ORNL scientists and children look at a science display

Scientists from Oak Ridge National Lab teach students about neutrons at an outreach event. (Image credit – Genevieve Martin / ORNL)

Congress provided steady or increased funding for major STEM education programs across the federal government in fiscal year 2022, though the levels generally fall short of the Biden administration’s budget request and initial proposals put forward by House and Senate appropriators. The administration is once again requesting large boosts for STEM education programs in fiscal year 2023, seeking particularly large increases for diversity and inclusion initiatives across science agencies.

Details of Congress’ fiscal year 2022 appropriation can be found in explanatory statements accompanying the legislation, which are collected in FYI’s Federal Science Budget Tracker , and highlights for selected programs are summarized below.

Department of Education

The Department of Education has few programs dedicated to STEM education and instead funds such activities through a variety of discretionary and formula-based grant programs. Among the formula grants that can be used to support STEM activities, Congress increased funding for Student Support and Academic Enrichment Grants by 5% to $1.3 billion, Career and Technical Education (CTE) by 3% to $1.4 billion, 21st Century Community Learning Centers by 2% to $1.3 billion, and Supporting Effective Instruction State Grants by 1% to $2.2 billion.

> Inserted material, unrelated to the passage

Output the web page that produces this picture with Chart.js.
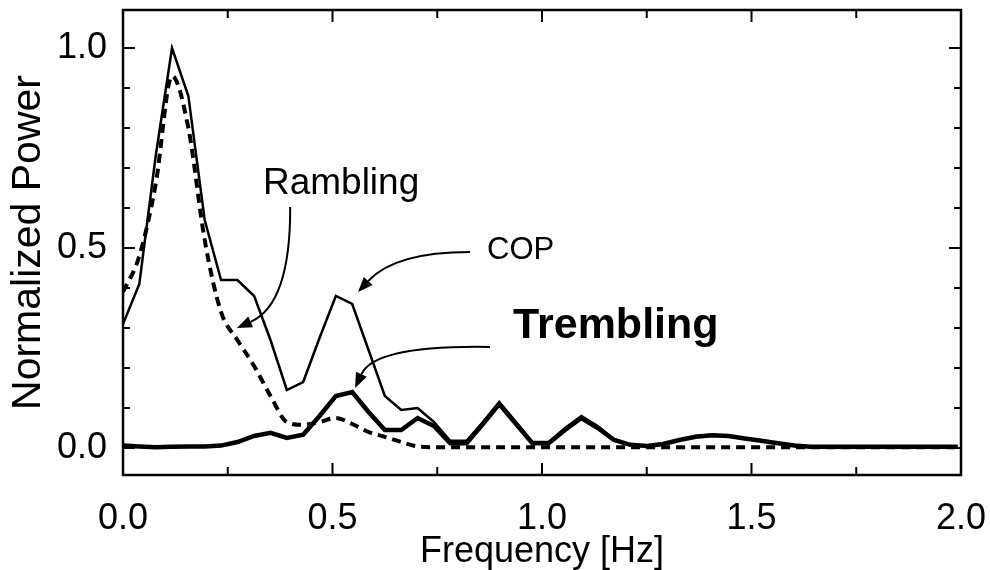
<!DOCTYPE html>
<html>
<head>
<meta charset="utf-8">
<script src="https://cdn.jsdelivr.net/npm/chart.js@4.4.1/dist/chart.umd.min.js"></script>
<style>
  html, body { margin: 0; padding: 0; background: #fff; }
  #wrap { width: 990px; height: 570px; }
</style>
</head>
<body>
<div id="wrap"><canvas id="spectrum"></canvas></div>
<script>
// frequency bins (Hz)
const freq = [0, 0.039, 0.078, 0.117, 0.156, 0.195, 0.234, 0.273, 0.313, 0.352,
  0.391, 0.43, 0.469, 0.508, 0.547, 0.586, 0.625, 0.664, 0.703, 0.742,
  0.781, 0.82, 0.859, 0.898, 0.938, 0.977, 1.016, 1.055, 1.094, 1.133,
  1.172, 1.211, 1.25, 1.289, 1.328, 1.367, 1.406, 1.445, 1.484, 1.523,
  1.563, 1.602, 1.641, 1.68, 1.719, 1.758, 1.797, 1.836, 1.875, 1.914,
  1.953, 1.992];

const cop = [0.31, 0.41, 0.73, 1.0, 0.88, 0.57, 0.42, 0.42, 0.38, 0.27,
  0.145, 0.165, 0.275, 0.38, 0.36, 0.245, 0.13, 0.095, 0.10, 0.065,
  0.018, 0.018, 0.065, 0.115, 0.065, 0.015, 0.015, 0.05, 0.08, 0.055,
  0.022, 0.008, 0.005, 0.01, 0.02, 0.03, 0.033, 0.03, 0.024, 0.018,
  0.012, 0.006, 0.003, 0.003, 0.003, 0.003, 0.003, 0.003, 0.003, 0.003,
  0.003, 0.003];

const trembling = [0.006, 0.004, 0.002, 0.003, 0.004, 0.004, 0.006, 0.015, 0.03, 0.038,
  0.025, 0.033, 0.08, 0.13, 0.14, 0.09, 0.045, 0.045, 0.075, 0.055,
  0.012, 0.012, 0.06, 0.11, 0.06, 0.012, 0.012, 0.045, 0.075, 0.05,
  0.02, 0.008, 0.005, 0.01, 0.02, 0.028, 0.032, 0.03, 0.024, 0.018,
  0.012, 0.006, 0.003, 0.003, 0.003, 0.003, 0.003, 0.003, 0.003, 0.003,
  0.003, 0.003];

const rambling = [0.39, 0.48, 0.66, 0.93, 0.80, 0.52, 0.34, 0.27, 0.205, 0.13,
  0.065, 0.058, 0.065, 0.075, 0.06, 0.04, 0.028, 0.015, 0.004, 0.002,
  0.002, 0.002, 0.002, 0.002, 0.002, 0.002, 0.002, 0.002, 0.002, 0.002,
  0.002, 0.002, 0.002, 0.002, 0.002, 0.002, 0.002, 0.002, 0.002, 0.002,
  0.002, 0.002, 0.002, 0.002, 0.002, 0.002, 0.002, 0.002, 0.002, 0.002,
  0.002, 0.002];

const xTicks = [0, 0.25, 0.5, 0.75, 1.0, 1.25, 1.5, 1.75, 2.0];
const yTicks = [0, 0.1, 0.2, 0.3, 0.4, 0.5, 0.6, 0.7, 0.8, 0.9, 1.0];

// labels + curved arrows, in data units
const notes = [
  {text: 'Rambling', x: 0.334, y: 0.66, font: '37px "Liberation Sans", Arial, sans-serif'},
  {text: 'COP', x: 0.869, y: 0.495, font: '31px "Liberation Sans", Arial, sans-serif'},
  {text: 'Trembling', x: 0.931, y: 0.305, font: 'bold 43px "Liberation Sans", Arial, sans-serif'}
];
const arrows = [
  {from: [0.399, 0.6025], ctrl: [0.40, 0.36], to: [0.272, 0.30]},
  {from: [0.828, 0.49], ctrl: [0.649, 0.49], to: [0.561, 0.39]},
  {from: [0.876, 0.2525], ctrl: [0.601, 0.2575], to: [0.554, 0.15]}
];

const FONT = '"Liberation Sans", Arial, sans-serif';
const isHalf = v => Math.abs(v * 2 - Math.round(v * 2)) < 1e-6;

const pts = arr => arr.map((v, i) => ({x: freq[i], y: v}));

const framePlugin = {
  id: 'frame',
  afterDraw(chart) {
    const {ctx, chartArea: a, scales: {x, y}} = chart;
    ctx.save();
    ctx.strokeStyle = '#000';
    ctx.lineWidth = 2.5;
    ctx.strokeRect(a.left, a.top, a.right - a.left, a.bottom - a.top);

    ctx.lineWidth = 2;
    ctx.beginPath();
    xTicks.forEach(v => {
      const px = x.getPixelForValue(v);
      const len = isHalf(v) ? 12 : 8;
      ctx.moveTo(px, a.bottom); ctx.lineTo(px, a.bottom - len);
      ctx.moveTo(px, a.top); ctx.lineTo(px, a.top + len);
    });
    yTicks.forEach(v => {
      const py = y.getPixelForValue(v);
      const len = isHalf(v) ? 12 : 7;
      ctx.moveTo(a.left, py); ctx.lineTo(a.left + len, py);
      ctx.moveTo(a.right, py); ctx.lineTo(a.right - len, py);
    });
    ctx.stroke();

    // arrows
    ctx.lineWidth = 2;
    ctx.fillStyle = '#000';
    arrows.forEach(ar => {
      const p0 = [x.getPixelForValue(ar.from[0]), y.getPixelForValue(ar.from[1])];
      const c = [x.getPixelForValue(ar.ctrl[0]), y.getPixelForValue(ar.ctrl[1])];
      const p1 = [x.getPixelForValue(ar.to[0]), y.getPixelForValue(ar.to[1])];
      const ang = Math.atan2(p1[1] - c[1], p1[0] - c[0]);
      const hl = 15, hw = 6;
      const bx = p1[0] - hl * Math.cos(ang), by = p1[1] - hl * Math.sin(ang);
      ctx.beginPath();
      ctx.moveTo(p0[0], p0[1]);
      ctx.quadraticCurveTo(c[0], c[1], bx, by);
      ctx.stroke();
      ctx.beginPath();
      ctx.moveTo(p1[0], p1[1]);
      ctx.lineTo(bx + hw * Math.sin(ang), by - hw * Math.cos(ang));
      ctx.lineTo(bx - hw * Math.sin(ang), by + hw * Math.cos(ang));
      ctx.closePath();
      ctx.fill();
    });

    ctx.textAlign = 'left';
    ctx.textBaseline = 'middle';
    notes.forEach(n => {
      ctx.font = n.font;
      ctx.fillText(n.text, x.getPixelForValue(n.x), y.getPixelForValue(n.y));
    });
    ctx.restore();
  }
};

new Chart(document.getElementById('spectrum'), {
  type: 'line',
  data: {
    datasets: [
      {
        label: 'COP',
        data: pts(cop),
        borderColor: '#000',
        borderWidth: 2.5,
        pointRadius: 0,
        tension: 0
      },
      {
        label: 'Trembling',
        data: pts(trembling),
        borderColor: '#000',
        borderWidth: 4.5,
        pointRadius: 0,
        tension: 0
      },
      {
        label: 'Rambling',
        data: pts(rambling),
        borderColor: '#000',
        borderWidth: 4,
        borderDash: [9, 6],
        pointRadius: 0,
        cubicInterpolationMode: 'monotone'
      }
    ]
  },
  options: {
    responsive: true,
    maintainAspectRatio: false,
    animation: false,
    layout: {padding: {top: 10, right: 29, left: 0, bottom: 0}},
    plugins: {
      legend: {display: false},
      tooltip: {enabled: false}
    },
    scales: {
      x: {
        type: 'linear',
        min: 0,
        max: 2,
        afterBuildTicks: s => { s.ticks = xTicks.map(v => ({value: v})); },
        afterFit: s => { s.height = 95; s.paddingLeft = 0; s.paddingRight = 0; },
        grid: {display: false, drawTicks: false},
        border: {display: false},
        ticks: {
          autoSkip: false,
          maxRotation: 0,
          padding: 22,
          color: '#000',
          font: {family: FONT, size: 36},
          callback: v => isHalf(v) ? v.toFixed(1) : ''
        },
        title: {
          display: true,
          text: 'Frequency [Hz]',
          color: '#000',
          font: {family: FONT, size: 36, lineHeight: 1},
          padding: {top: 0, bottom: 0}
        }
      },
      y: {
        min: -0.0675,
        max: 1.095,
        afterBuildTicks: s => { s.ticks = yTicks.map(v => ({value: v})); },
        afterFit: s => { s.width = 123; s.paddingTop = 0; s.paddingBottom = 0; },
        grid: {display: false, drawTicks: false},
        border: {display: false},
        ticks: {
          autoSkip: false,
          padding: 16,
          color: '#000',
          font: {family: FONT, size: 36},
          callback: v => isHalf(v) ? v.toFixed(1) : ''
        },
        title: {
          display: true,
          text: 'Normalized Power',
          color: '#000',
          font: {family: FONT, size: 41, lineHeight: 1},
          padding: {top: 8, bottom: 0}
        }
      }
    }
  },
  plugins: [framePlugin]
});
</script>
</body>
</html>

The administration now requests a further 2% increase for the community learning centers and a 13% increase for CTE while proposing to reduce funding for the other two programs to roughly their fiscal year 2021 levels. The new CTE funds would largely support a new Career-Connected High Schools initiative aimed at increasing the “integration and alignment of the last two years of high school and the first two years of postsecondary education.”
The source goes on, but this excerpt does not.